Reproduce the data below in full and exclude every picture.

• DATA SHOWN:

#####

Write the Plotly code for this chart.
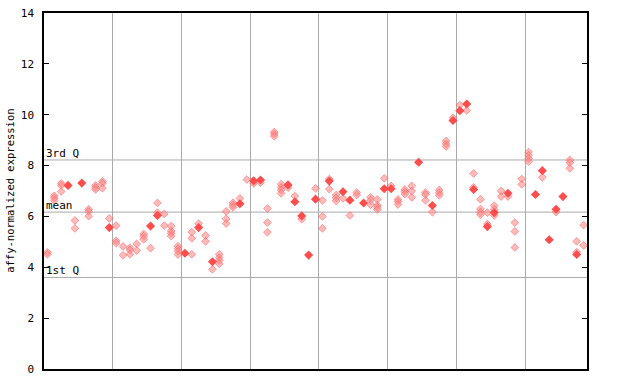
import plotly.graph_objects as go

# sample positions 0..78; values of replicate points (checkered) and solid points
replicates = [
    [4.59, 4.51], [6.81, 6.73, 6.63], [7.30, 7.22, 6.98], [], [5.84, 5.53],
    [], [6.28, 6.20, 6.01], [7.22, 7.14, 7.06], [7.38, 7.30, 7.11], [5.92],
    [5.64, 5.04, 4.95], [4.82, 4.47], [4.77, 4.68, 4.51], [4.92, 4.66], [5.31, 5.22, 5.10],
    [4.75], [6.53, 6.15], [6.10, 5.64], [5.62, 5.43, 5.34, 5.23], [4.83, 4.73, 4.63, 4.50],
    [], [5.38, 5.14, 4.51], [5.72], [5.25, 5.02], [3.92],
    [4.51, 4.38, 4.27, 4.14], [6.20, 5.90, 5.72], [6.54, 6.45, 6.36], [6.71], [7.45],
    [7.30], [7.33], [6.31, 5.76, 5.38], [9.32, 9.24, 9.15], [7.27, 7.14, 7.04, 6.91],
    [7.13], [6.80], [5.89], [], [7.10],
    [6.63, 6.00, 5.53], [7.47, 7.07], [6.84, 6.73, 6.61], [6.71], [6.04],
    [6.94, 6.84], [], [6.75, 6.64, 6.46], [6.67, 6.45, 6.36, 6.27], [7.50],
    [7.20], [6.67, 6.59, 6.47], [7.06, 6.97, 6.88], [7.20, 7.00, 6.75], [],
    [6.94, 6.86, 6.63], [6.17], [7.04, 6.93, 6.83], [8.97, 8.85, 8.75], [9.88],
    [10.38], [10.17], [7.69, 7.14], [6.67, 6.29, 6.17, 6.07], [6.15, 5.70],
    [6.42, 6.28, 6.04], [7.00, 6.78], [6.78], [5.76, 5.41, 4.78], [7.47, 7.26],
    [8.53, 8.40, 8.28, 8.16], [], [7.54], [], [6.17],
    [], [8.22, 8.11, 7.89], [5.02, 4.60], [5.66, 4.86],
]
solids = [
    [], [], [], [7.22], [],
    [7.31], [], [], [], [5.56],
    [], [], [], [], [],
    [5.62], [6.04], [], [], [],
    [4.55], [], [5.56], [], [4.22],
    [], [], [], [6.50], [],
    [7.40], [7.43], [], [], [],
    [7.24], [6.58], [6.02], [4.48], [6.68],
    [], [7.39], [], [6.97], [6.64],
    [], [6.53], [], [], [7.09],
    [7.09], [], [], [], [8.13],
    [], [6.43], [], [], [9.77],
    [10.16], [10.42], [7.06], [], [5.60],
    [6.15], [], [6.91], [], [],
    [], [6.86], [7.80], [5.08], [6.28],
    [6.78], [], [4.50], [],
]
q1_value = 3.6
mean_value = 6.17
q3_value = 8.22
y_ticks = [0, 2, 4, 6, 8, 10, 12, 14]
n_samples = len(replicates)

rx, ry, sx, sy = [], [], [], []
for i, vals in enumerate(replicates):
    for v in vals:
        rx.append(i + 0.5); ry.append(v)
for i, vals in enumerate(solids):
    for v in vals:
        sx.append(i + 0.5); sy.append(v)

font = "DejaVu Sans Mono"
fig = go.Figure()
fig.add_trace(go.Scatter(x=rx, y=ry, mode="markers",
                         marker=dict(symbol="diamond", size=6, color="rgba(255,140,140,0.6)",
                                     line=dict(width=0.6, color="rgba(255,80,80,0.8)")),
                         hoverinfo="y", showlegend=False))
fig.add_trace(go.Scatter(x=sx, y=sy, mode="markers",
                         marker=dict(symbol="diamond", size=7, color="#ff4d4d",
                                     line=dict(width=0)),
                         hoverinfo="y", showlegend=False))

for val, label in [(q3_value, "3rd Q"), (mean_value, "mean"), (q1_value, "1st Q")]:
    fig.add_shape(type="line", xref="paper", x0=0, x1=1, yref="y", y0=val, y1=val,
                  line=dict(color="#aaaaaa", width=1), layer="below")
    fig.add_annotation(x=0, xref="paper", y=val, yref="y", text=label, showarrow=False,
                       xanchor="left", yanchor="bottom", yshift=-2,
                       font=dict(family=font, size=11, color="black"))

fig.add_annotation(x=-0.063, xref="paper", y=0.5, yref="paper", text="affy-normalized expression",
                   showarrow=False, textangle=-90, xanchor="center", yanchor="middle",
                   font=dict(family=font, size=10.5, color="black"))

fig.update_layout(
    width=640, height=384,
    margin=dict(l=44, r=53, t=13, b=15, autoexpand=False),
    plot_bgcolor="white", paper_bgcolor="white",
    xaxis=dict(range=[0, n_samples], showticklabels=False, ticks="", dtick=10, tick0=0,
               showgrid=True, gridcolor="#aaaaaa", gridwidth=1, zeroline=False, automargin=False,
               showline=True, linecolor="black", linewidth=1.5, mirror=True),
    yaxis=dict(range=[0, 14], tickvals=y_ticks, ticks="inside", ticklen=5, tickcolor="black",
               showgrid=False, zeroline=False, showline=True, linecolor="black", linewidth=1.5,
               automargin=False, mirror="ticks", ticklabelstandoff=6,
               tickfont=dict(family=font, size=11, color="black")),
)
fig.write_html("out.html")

#####

• WRITTEN RESPONSE:
Write the Plotly code for this chart.
import plotly.graph_objects as go

# sample positions 0..78; values of replicate points (checkered) and solid points
replicates = [
    [4.59, 4.51], [6.81, 6.73, 6.63], [7.30, 7.22, 6.98], [], [5.84, 5.53],
    [], [6.28, 6.20, 6.01], [7.22, 7.14, 7.06], [7.38, 7.30, 7.11], [5.92],
    [5.64, 5.04, 4.95], [4.82, 4.47], [4.77, 4.68, 4.51], [4.92, 4.66], [5.31, 5.22, 5.10],
    [4.75], [6.53, 6.15], [6.10, 5.64], [5.62, 5.43, 5.34, 5.23], [4.83, 4.73, 4.63, 4.50],
    [], [5.38, 5.14, 4.51], [5.72], [5.25, 5.02], [3.92],
    [4.51, 4.38, 4.27, 4.14], [6.20, 5.90, 5.72], [6.54, 6.45, 6.36], [6.71], [7.45],
    [7.30], [7.33], [6.31, 5.76, 5.38], [9.32, 9.24, 9.15], [7.27, 7.14, 7.04, 6.91],
    [7.13], [6.80], [5.89], [], [7.10],
    [6.63, 6.00, 5.53], [7.47, 7.07], [6.84, 6.73, 6.61], [6.71], [6.04],
    [6.94, 6.84], [], [6.75, 6.64, 6.46], [6.67, 6.45, 6.36, 6.27], [7.50],
    [7.20], [6.67, 6.59, 6.47], [7.06, 6.97, 6.88], [7.20, 7.00, 6.75], [],
    [6.94, 6.86, 6.63], [6.17], [7.04, 6.93, 6.83], [8.97, 8.85, 8.75], [9.88],
    [10.38], [10.17], [7.69, 7.14], [6.67, 6.29, 6.17, 6.07], [6.15, 5.70],
    [6.42, 6.28, 6.04], [7.00, 6.78], [6.78], [5.76, 5.41, 4.78], [7.47, 7.26],
    [8.53, 8.40, 8.28, 8.16], [], [7.54], [], [6.17],
    [], [8.22, 8.11, 7.89], [5.02, 4.60], [5.66, 4.86],
]
solids = [
    [], [], [], [7.22], [],
    [7.31], [], [], [], [5.56],
    [], [], [], [], [],
    [5.62], [6.04], [], [], [],
    [4.55], [], [5.56], [], [4.22],
    [], [], [], [6.50], [],
    [7.40], [7.43], [], [], [],
    [7.24], [6.58], [6.02], [4.48], [6.68],
    [], [7.39], [], [6.97], [6.64],
    [], [6.53], [], [], [7.09],
    [7.09], [], [], [], [8.13],
    [], [6.43], [], [], [9.77],
    [10.16], [10.42], [7.06], [], [5.60],
    [6.15], [], [6.91], [], [],
    [], [6.86], [7.80], [5.08], [6.28],
    [6.78], [], [4.50], [],
]
q1_value = 3.6
mean_value = 6.17
q3_value = 8.22
y_ticks = [0, 2, 4, 6, 8, 10, 12, 14]
n_samples = len(replicates)

rx, ry, sx, sy = [], [], [], []
for i, vals in enumerate(replicates):
    for v in vals:
        rx.append(i + 0.5); ry.append(v)
for i, vals in enumerate(solids):
    for v in vals:
        sx.append(i + 0.5); sy.append(v)

font = "DejaVu Sans Mono"
fig = go.Figure()
fig.add_trace(go.Scatter(x=rx, y=ry, mode="markers",
                         marker=dict(symbol="diamond", size=6, color="rgba(255,140,140,0.6)",
                                     line=dict(width=0.6, color="rgba(255,80,80,0.8)")),
                         hoverinfo="y", showlegend=False))
fig.add_trace(go.Scatter(x=sx, y=sy, mode="markers",
                         marker=dict(symbol="diamond", size=7, color="#ff4d4d",
                                     line=dict(width=0)),
                         hoverinfo="y", showlegend=False))

for val, label in [(q3_value, "3rd Q"), (mean_value, "mean"), (q1_value, "1st Q")]:
    fig.add_shape(type="line", xref="paper", x0=0, x1=1, yref="y", y0=val, y1=val,
                  line=dict(color="#aaaaaa", width=1), layer="below")
    fig.add_annotation(x=0, xref="paper", y=val, yref="y", text=label, showarrow=False,
                       xanchor="left", yanchor="bottom", yshift=-2,
                       font=dict(family=font, size=11, color="black"))

fig.add_annotation(x=-0.063, xref="paper", y=0.5, yref="paper", text="affy-normalized expression",
                   showarrow=False, textangle=-90, xanchor="center", yanchor="middle",
                   font=dict(family=font, size=10.5, color="black"))

fig.update_layout(
    width=640, height=384,
    margin=dict(l=44, r=53, t=13, b=15, autoexpand=False),
    plot_bgcolor="white", paper_bgcolor="white",
    xaxis=dict(range=[0, n_samples], showticklabels=False, ticks="", dtick=10, tick0=0,
               showgrid=True, gridcolor="#aaaaaa", gridwidth=1, zeroline=False, automargin=False,
               showline=True, linecolor="black", linewidth=1.5, mirror=True),
    yaxis=dict(range=[0, 14], tickvals=y_ticks, ticks="inside", ticklen=5, tickcolor="black",
               showgrid=False, zeroline=False, showline=True, linecolor="black", linewidth=1.5,
               automargin=False, mirror="ticks", ticklabelstandoff=6,
               tickfont=dict(family=font, size=11, color="black")),
)
fig.write_html("out.html")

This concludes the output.